Search code examples
pythondockerutf-8

Why is Python3 breaking on UTF-8 when Python2 does not, all else equal?


I have a Docker container with centos7 as the base image and both python --version = Python 2.7.5 and python3 --version = Python 3.6.8.

My ENTRYPOINT is a short run.sh file.

#!/bin/bash
locale >> locale.txt
python3 /home/scripts/script.py >> output.txt
while :
do
    sleep 10000
done

script.py is:

#!/bin/python
path_to_file = '/home/file.json'
print('starting')
try:
    with open(path_to_file, "r") as file:
        data = file.read()
        print(data)
except Exception as e: print(e)
print('ending')

Finally, /home/file.json just contains:

"°"

After launching the container and entering it with docker exec -it container-name bash, I check output.txt and its contents are:

starting
'ascii' codec can't decode byte 0xc2 in position 1: ordinal not in range(128)
ending

Changing python3 to python in run.sh and redoing the process results in output.txt having:

starting
"°"
ending

In both cases, locale.txt has:

LANG=
LC_CTYPE="POSIX"
LC_NUMERIC="POSIX"
LC_TIME="POSIX"
LC_COLLATE="POSIX"
LC_MONETARY="POSIX"
LC_MESSAGES="POSIX"
LC_PAPER="POSIX"
LC_NAME="POSIX"
LC_ADDRESS="POSIX"
LC_TELEPHONE="POSIX"
LC_MEASUREMENT="POSIX"
LC_IDENTIFICATION="POSIX"
LC_ALL=

However, running locale in my terminal while in the Docker container's bash session gives me:

LANG=en_US.UTF-8
LC_CTYPE="en_US.UTF-8"
LC_NUMERIC="en_US.UTF-8"
LC_TIME="en_US.UTF-8"
LC_COLLATE="en_US.UTF-8"
LC_MONETARY="en_US.UTF-8"
LC_MESSAGES="en_US.UTF-8"
LC_PAPER="en_US.UTF-8"
LC_NAME="en_US.UTF-8"
LC_ADDRESS="en_US.UTF-8"
LC_TELEPHONE="en_US.UTF-8"
LC_MEASUREMENT="en_US.UTF-8"
LC_IDENTIFICATION="en_US.UTF-8"
LC_ALL=

Running python3 script.py in the bash session gives me:

starting
"°"
ending

What I'm finding in the documentation is that Python 2 reads from the system configuration and uses ASCII if the system does not have a character set configured. It looks like Python 3 behaves the same way when the encoding parameter is not given to the open function. I must be misunderstanding the documentation somehow?

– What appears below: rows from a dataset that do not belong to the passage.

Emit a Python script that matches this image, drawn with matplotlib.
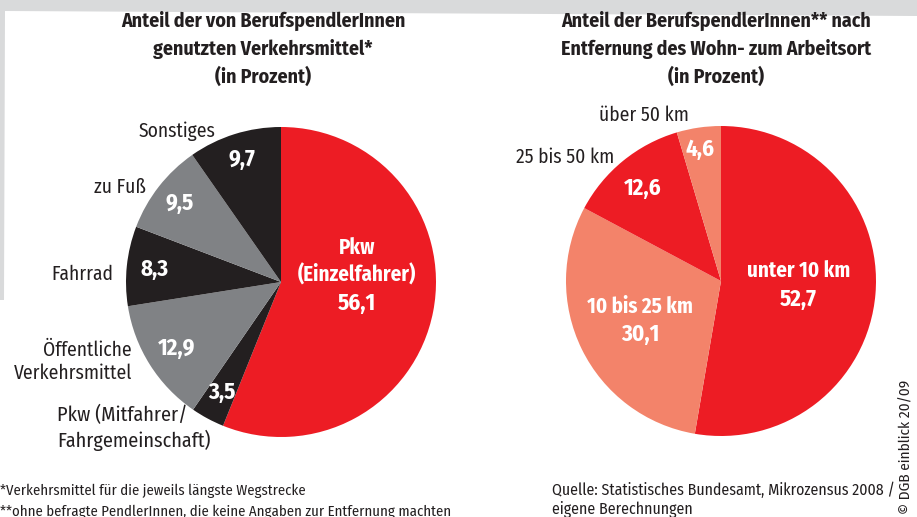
import matplotlib
matplotlib.use("Agg")
import matplotlib.pyplot as plt
import numpy as np
from matplotlib.patches import Polygon

plt.rcParams["font.family"] = ["Fira Sans Condensed", "DejaVu Sans"]

# --- data ---
modes = ["Pkw\n(Einzelfahrer)", "Pkw (Mitfahrer/\nFahrgemeinschaft)", "Öffentliche\nVerkehrsmittel",
         "Fahrrad", "zu Fuß", "Sonstiges"]
mode_share = [56.1, 3.5, 12.9, 8.3, 9.5, 9.7]

distances = ["unter 10 km", "10 bis 25 km", "25 bis 50 km", "über 50 km"]
dist_share = [52.7, 30.1, 12.6, 4.6]

RED = "#ed1c24"
DARK = "#231f20"
GREY = "#808285"
SALMON = "#f3836a"
BAND = "#d9dadb"

W, H = 917, 517
fig = plt.figure(figsize=(W / 100, H / 100), dpi=100)
fig.patch.set_facecolor("white")


def px(x, y):
    return x / W, 1 - y / H


# background band at the top and faded strip on the left
bg = fig.add_axes([0, 0, 1, 1], zorder=-1)
bg.set_xlim(0, W)
bg.set_ylim(H, 0)
bg.axis("off")
bg.add_patch(Polygon([(0, 0), (W, 0), (W, 16), (5, 11), (4, 300), (0, 300)],
                     closed=True, facecolor=BAND, edgecolor="none"))


def fmt(v):
    return f"{v:.1f}".replace(".", ",")


def make_pie(cx, cy, r, values, colors):
    ax = fig.add_axes([(cx - r) / W, (H - cy - r) / H, 2 * r / W, 2 * r / H])
    wedges, _ = ax.pie(values, colors=colors, startangle=90, counterclock=False,
                       radius=1, wedgeprops=dict(linewidth=0))
    ax.set_xlim(-1, 1)
    ax.set_ylim(-1, 1)
    ax.set_aspect("auto")
    ax.axis("off")
    return ax, wedges


def mid_xy(wedge, rad, dang=0.0):
    a = np.deg2rad((wedge.theta1 + wedge.theta2) / 2 + dang)
    return rad * np.cos(a), rad * np.sin(a)


NUM = dict(color="white", fontsize=16.5, fontweight="bold", ha="center", va="center")
WORD = dict(color="white", fontsize=15, fontweight="bold", ha="center", va="center")


def block(ax, xy, lines, step):
    # stack lines around the anchor, last line is the value
    n = len(lines)
    for i, s in enumerate(lines):
        dy = ((n - 1) / 2 - i) * step
        kw = NUM if i == n - 1 else WORD
        ax.annotate(s, xy, xytext=(0, dy), textcoords="offset pixels", **kw)


# --- left pie: Verkehrsmittel ---
ax1, w1 = make_pie(281, 282, 155, mode_share, [RED, DARK, GREY, DARK, GREY, DARK])
block(ax1, mid_xy(w1[0], 0.49, 16), modes[0].split("\n") + [fmt(mode_share[0])], 27.5)
for w, v, rad in zip(w1[1:], mode_share[1:], [0.81, 0.80, 0.82, 0.83, 0.83]):
    ax1.text(*mid_xy(w, rad), fmt(v), **NUM)

lab_kw = dict(color=DARK, fontsize=14, va="center")
fig.text(*px(177, 131), modes[5], ha="center", **lab_kw)
fig.text(*px(120, 187), modes[4], ha="center", **lab_kw)
fig.text(*px(113, 274), modes[3], ha="right", **lab_kw)
fig.text(*px(132, 362), modes[2], ha="right", linespacing=1.25, **lab_kw)
fig.text(*px(57, 428), modes[1], ha="left", linespacing=1.25, fontsize=14.5,
         color=DARK, va="center")

# --- right pie: Entfernung ---
ax2, w2 = make_pie(721, 281, 155, dist_share, [RED, SALMON, RED, SALMON])
block(ax2, mid_xy(w2[0], 0.50, 2), [distances[0], fmt(dist_share[0])], 29)
block(ax2, mid_xy(w2[1], 0.58), [distances[1], fmt(dist_share[1])], 27)
ax2.text(*mid_xy(w2[2], 0.78, 1), fmt(dist_share[2]), **NUM)
ax2.text(*mid_xy(w2[3], 0.86, 1), fmt(dist_share[3]), **NUM)

fig.text(*px(644, 115), distances[3], ha="center", **lab_kw)
fig.text(*px(565, 157), distances[2], ha="center", **lab_kw)

# --- titles ---
title_kw = dict(color=DARK, fontsize=14.3, fontweight="bold", ha="center", va="center",
                linespacing=1.5)
fig.text(*px(263, 49), "Anteil der von BerufspendlerInnen\ngenutzten Verkehrsmittel*\n(in Prozent)",
         **title_kw)
fig.text(*px(716, 49), "Anteil der BerufspendlerInnen** nach\nEntfernung des Wohn- zum Arbeitsort\n(in Prozent)",
         **title_kw)

# --- footnotes ---
fig.text(*px(0, 491), "*Verkehrsmittel für die jeweils längste Wegstrecke",
         color=DARK, fontsize=10.6, ha="left", va="center")
fig.text(*px(0, 512), "**ohne befragte PendlerInnen, die keine Angaben zur Entfernung machten",
         color=DARK, fontsize=10.6, ha="left", va="center")
fig.text(*px(552, 490), "Quelle: Statistisches Bundesamt, Mikrozensus 2008 /",
         color=DARK, fontsize=11.4, ha="left", va="center")
fig.text(*px(552, 509), "eigene Berechnungen",
         color=DARK, fontsize=11.4, ha="left", va="center")
fig.text(*px(906, 514), "© DGB einblick 20/09", color=DARK, fontsize=11, rotation=90,
         ha="center", va="bottom")

fig.savefig("out.png", dpi=100)
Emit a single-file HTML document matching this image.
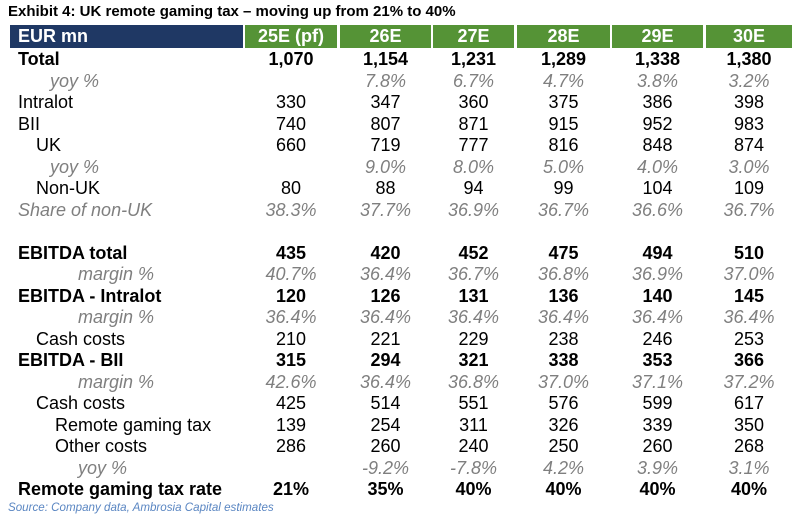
<!DOCTYPE html>
<html><head><meta charset="utf-8"><style>
body{margin:0;width:797px;height:523px;background:#fff;font-family:"Liberation Sans",Arial,sans-serif;position:relative;overflow:hidden}
.t{position:absolute;left:8px;top:3px;font-size:15px;font-weight:bold;color:#000}
.h{position:absolute;top:25px;height:23px;line-height:23px;color:#fff;font-weight:bold;font-size:18px;text-align:center}
.nav{background:#1f3864;text-align:left;padding-left:8px;box-sizing:border-box}
.g{background:#559336}
.r{position:absolute;left:0;width:797px;height:21.5px;line-height:21.5px;font-size:18px;color:#000}
.r span{position:absolute;top:0}
.r .v{text-align:center}
.b{font-weight:bold}
.i{font-style:italic;color:#7f7f7f}
.src{position:absolute;left:8px;top:501px;font-size:11.6px;font-style:italic;color:#5a86c2}
</style></head><body>
<div class="t">Exhibit 4: UK remote gaming tax – moving up from 21% to 40%</div>
<div class="h nav" style="left:10px;width:233px">EUR mn</div>
<div class="h g" style="left:245px;width:92px">25E (pf)</div>
<div class="h g" style="left:340px;width:91px">26E</div>
<div class="h g" style="left:433px;width:81px">27E</div>
<div class="h g" style="left:517px;width:93px">28E</div>
<div class="h g" style="left:612px;width:91px">29E</div>
<div class="h g" style="left:706px;width:86px">30E</div>
<div id="rows"></div>
<div class="src">Source: Company data, Ambrosia Capital estimates</div>
<script>
const colL=[245,340,433,517,612,706];
const colW=[92,91,81,93,91,86];
const rows=[
["Total",18,"b",["1,070","1,154","1,231","1,289","1,338","1,380"]],
["yoy %",50,"i",["","7.8%","6.7%","4.7%","3.8%","3.2%"]],
["Intralot",18,"",["330","347","360","375","386","398"]],
["BII",18,"",["740","807","871","915","952","983"]],
["UK",36,"",["660","719","777","816","848","874"]],
["yoy %",50,"i",["","9.0%","8.0%","5.0%","4.0%","3.0%"]],
["Non-UK",36,"",["80","88","94","99","104","109"]],
["Share of non-UK",18,"i",["38.3%","37.7%","36.9%","36.7%","36.6%","36.7%"]],
["",18,"",["","","","","",""]],
["EBITDA total",18,"b",["435","420","452","475","494","510"]],
["margin %",78,"i",["40.7%","36.4%","36.7%","36.8%","36.9%","37.0%"]],
["EBITDA - Intralot",18,"b",["120","126","131","136","140","145"]],
["margin %",78,"i",["36.4%","36.4%","36.4%","36.4%","36.4%","36.4%"]],
["Cash costs",36,"",["210","221","229","238","246","253"]],
["EBITDA - BII",18,"b",["315","294","321","338","353","366"]],
["margin %",78,"i",["42.6%","36.4%","36.8%","37.0%","37.1%","37.2%"]],
["Cash costs",36,"",["425","514","551","576","599","617"]],
["Remote gaming tax",55,"",["139","254","311","326","339","350"]],
["Other costs",55,"",["286","260","240","250","260","268"]],
["yoy %",78,"i",["","-9.2%","-7.8%","4.2%","3.9%","3.1%"]],
["Remote gaming tax rate",18,"b",["21%","35%","40%","40%","40%","40%"]]
];
const host=document.getElementById('rows');
rows.forEach((r,k)=>{
  const d=document.createElement('div');
  d.className='r '+r[2];
  d.style.top=(49+k*21.5)+'px';
  
  
  const l=document.createElement('span');
  l.style.left=r[1]+'px';
  l.textContent=r[0];
  
  
  d.appendChild(l);
  r[3].forEach((v,j)=>{
    const s=document.createElement('span');
    s.className='v';
    s.style.left=colL[j]+'px';
    s.style.width=colW[j]+'px';
    s.textContent=v;
    
    
    d.appendChild(s);
  });
  host.appendChild(d);
});
</script>
</body></html>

What is the difference between Python 2 and Python 3 that causes Python 2 to succeed and Python 3 to fail when run in the Docker container's ENTRYPOINT script?


Solution

  • Python 2 simply does not attempt to handle the encoding at all. It naively reads byte by byte.

    Python 3, by contrast, distinguishes between files opened in binary mode (which reads literally byte by byte, and returns a bytes object), and text mode (which attempts to use an encoding, and fails if the file contains sequences which are not valid in that encoding, and returns a str if successful).

    You have not identified the encoding of your file; if it is a valid UTF-8 file (which is what generally I would recommend), use encoding="utf-8". On Windows, you might need a different encoding; but of course, you need to understand character encodings, and specify the correct one.

    To force Python 3 to use a specific encoding, without changing the source file, you can set the environment variable PYTHONIOENCODING to a suitable value; e.g.

    export PYTHONIOENCODING="utf-8"
    

    See also https://nedbatchelder.com/text/unipain.html and Joel Spolsky's The Absolute Minimum Every Software Developer Absolutely, Positively Must Know About Unicode and Character Sets (No Excluses!)

    If you need help identifying the encoding of your text file, try https://tripleee.github.io/8bit/ (full disclosure: I am the author of this page) armed with a hex dump or Python 3's repr of the bytes in the file (... though it won't help in the case of UTF-8, so maybe try that first; maybe search for U+00B0 which is the Unicode code point for the degree sign. Its UTF-8 representation is the two bytes b'\xc2\xb0' which is suggested by the error message you got).